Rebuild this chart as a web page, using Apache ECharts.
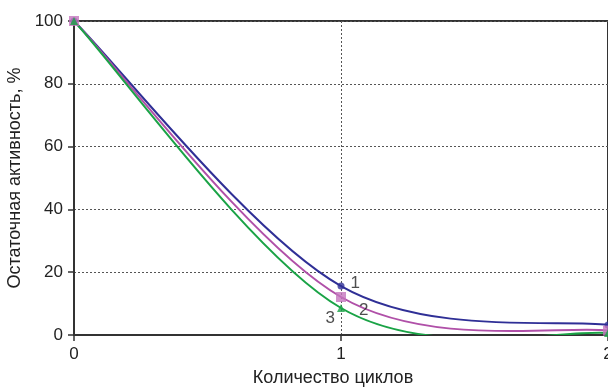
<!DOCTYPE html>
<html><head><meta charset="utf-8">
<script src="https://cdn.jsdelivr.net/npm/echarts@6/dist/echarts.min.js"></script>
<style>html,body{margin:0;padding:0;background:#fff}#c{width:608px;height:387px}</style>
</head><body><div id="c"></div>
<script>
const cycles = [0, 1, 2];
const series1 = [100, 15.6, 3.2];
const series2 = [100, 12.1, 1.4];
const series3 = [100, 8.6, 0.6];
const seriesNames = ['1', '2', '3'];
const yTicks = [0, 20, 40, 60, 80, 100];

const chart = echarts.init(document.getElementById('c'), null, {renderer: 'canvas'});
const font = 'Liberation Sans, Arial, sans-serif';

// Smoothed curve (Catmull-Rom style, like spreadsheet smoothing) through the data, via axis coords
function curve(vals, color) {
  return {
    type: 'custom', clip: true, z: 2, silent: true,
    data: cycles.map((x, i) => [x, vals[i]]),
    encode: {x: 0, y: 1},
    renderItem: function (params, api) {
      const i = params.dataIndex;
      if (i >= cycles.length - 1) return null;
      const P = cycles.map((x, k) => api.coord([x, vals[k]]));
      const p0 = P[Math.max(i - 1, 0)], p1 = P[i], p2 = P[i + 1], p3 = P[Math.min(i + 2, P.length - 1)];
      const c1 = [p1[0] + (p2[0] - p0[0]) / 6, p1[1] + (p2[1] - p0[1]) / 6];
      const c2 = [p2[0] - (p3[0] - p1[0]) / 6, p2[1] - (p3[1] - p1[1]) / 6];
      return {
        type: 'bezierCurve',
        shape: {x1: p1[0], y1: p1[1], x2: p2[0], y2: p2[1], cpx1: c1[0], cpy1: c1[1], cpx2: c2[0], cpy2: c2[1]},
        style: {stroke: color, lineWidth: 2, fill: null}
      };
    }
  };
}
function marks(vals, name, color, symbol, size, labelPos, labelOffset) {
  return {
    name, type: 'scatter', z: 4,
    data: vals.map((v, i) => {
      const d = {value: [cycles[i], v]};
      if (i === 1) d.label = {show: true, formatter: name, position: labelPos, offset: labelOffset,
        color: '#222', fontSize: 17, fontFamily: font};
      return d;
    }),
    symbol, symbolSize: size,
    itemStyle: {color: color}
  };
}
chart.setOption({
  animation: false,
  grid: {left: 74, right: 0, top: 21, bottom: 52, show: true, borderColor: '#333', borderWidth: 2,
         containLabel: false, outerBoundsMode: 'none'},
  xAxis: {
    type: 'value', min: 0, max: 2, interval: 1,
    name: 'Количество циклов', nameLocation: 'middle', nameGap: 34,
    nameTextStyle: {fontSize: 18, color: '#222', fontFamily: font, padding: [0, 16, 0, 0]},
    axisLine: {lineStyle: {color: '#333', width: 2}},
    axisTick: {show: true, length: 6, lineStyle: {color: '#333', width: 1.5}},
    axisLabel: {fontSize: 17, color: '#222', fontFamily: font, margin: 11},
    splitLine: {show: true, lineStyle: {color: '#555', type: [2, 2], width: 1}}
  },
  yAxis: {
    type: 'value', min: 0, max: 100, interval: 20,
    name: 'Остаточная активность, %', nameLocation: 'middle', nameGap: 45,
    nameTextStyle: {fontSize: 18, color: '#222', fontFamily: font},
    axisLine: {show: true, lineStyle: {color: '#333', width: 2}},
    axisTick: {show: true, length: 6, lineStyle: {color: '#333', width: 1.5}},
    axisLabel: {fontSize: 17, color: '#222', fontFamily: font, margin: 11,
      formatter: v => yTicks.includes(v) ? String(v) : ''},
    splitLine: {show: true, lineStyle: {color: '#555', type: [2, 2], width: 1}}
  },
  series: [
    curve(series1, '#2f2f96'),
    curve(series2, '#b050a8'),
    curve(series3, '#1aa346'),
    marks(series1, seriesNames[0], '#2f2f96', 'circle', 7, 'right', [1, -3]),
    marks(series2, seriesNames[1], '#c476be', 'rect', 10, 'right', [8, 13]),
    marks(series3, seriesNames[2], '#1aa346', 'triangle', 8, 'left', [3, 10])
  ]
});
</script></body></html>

· · ·

▶ Written instruction
Give again, exactly, the lines from the start of the data through the one holding "const yTicks = [0, 20, 40, 60, 80, 100];"; omit the pictures.

▶ Response
Rebuild this chart as a web page, using Apache ECharts.
<!DOCTYPE html>
<html><head><meta charset="utf-8">
<script src="https://cdn.jsdelivr.net/npm/echarts@6/dist/echarts.min.js"></script>
<style>html,body{margin:0;padding:0;background:#fff}#c{width:608px;height:387px}</style>
</head><body><div id="c"></div>
<script>
const cycles = [0, 1, 2];
const series1 = [100, 15.6, 3.2];
const series2 = [100, 12.1, 1.4];
const series3 = [100, 8.6, 0.6];
const seriesNames = ['1', '2', '3'];
const yTicks = [0, 20, 40, 60, 80, 100];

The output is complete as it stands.